With NFL training camps beginning later this month, it's a perfect time to take a look at what every team did this offseason. Did teams fill their needs in free agency? Did they re-sign key free agents? Did they plug any remaining holes in the draft?
To put it simply: Is every team better or worse than it was at the end of the 2011 season?
Starting today with the AFC (NFC coming Tuesday), I'll grade every team's offseason based on how well it acquired new talent and retained key parts in free agency plus how well it drafted.
Analysis: The Bills made great strides to put pieces in place who fit well in Dave Wannstedt's 4-3 defense. With the additions of Williams, Anderson, Gilmore and a few of the midround choices, I think Buffalo achieved its goal of building one of the better defenses in the NFL. Scoring points on this group should be hard to do in 2012, and that combined with great special-teams play should keep the Bills in just about every game.

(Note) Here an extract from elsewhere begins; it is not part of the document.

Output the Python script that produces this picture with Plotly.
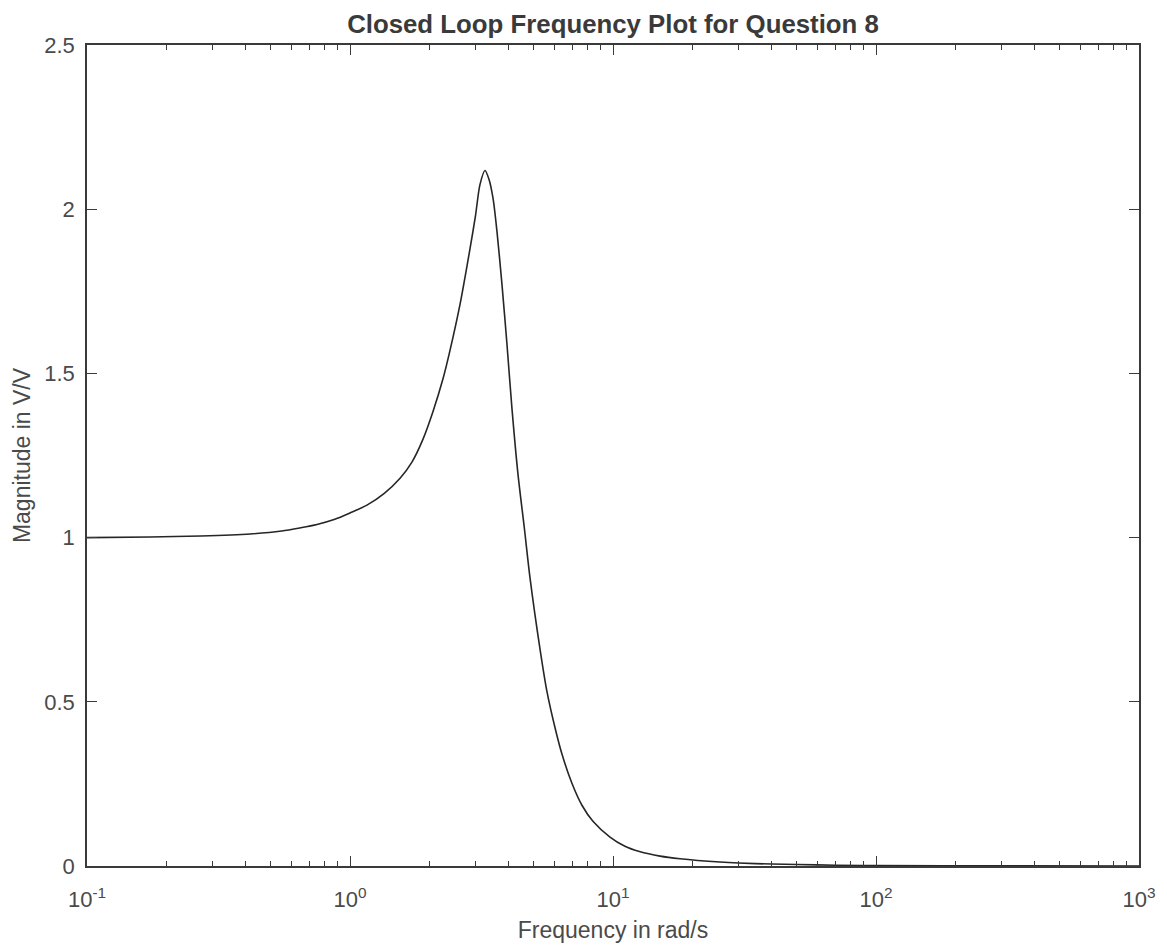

After the selection of Gilmore in the first round of the draft, the Bills turned to their most pressing offensive needs: offensive tackle and speed at receiver. The Glenn pick had great value and helped a need position. He is best suited at right tackle or guard, where he could be a Pro Bowl-caliber lineman, but he could have Max Starks-like value on the left side. In time, Glenn may move positions, but for now, it looks as if the left tackle job is his to lose. Graham's speed is certainly welcome, but it's unlikely that he'll make much of an impact in 2012, especially with wide receiver Marcus Easley returning from injury. The Bills could use a wide receiver to step up outside of Steve Johnson, and I expect that to be Easley.
The addition of Young as a backup to Ryan Fitzpatrick also gets high marks from me. Chan Gailey might just rejuvenate Young's career in what is as close to a spread offense (high percentage of three-or-more wide receiver sets) as you will find in the NFL. Things are on the upswing in Buffalo.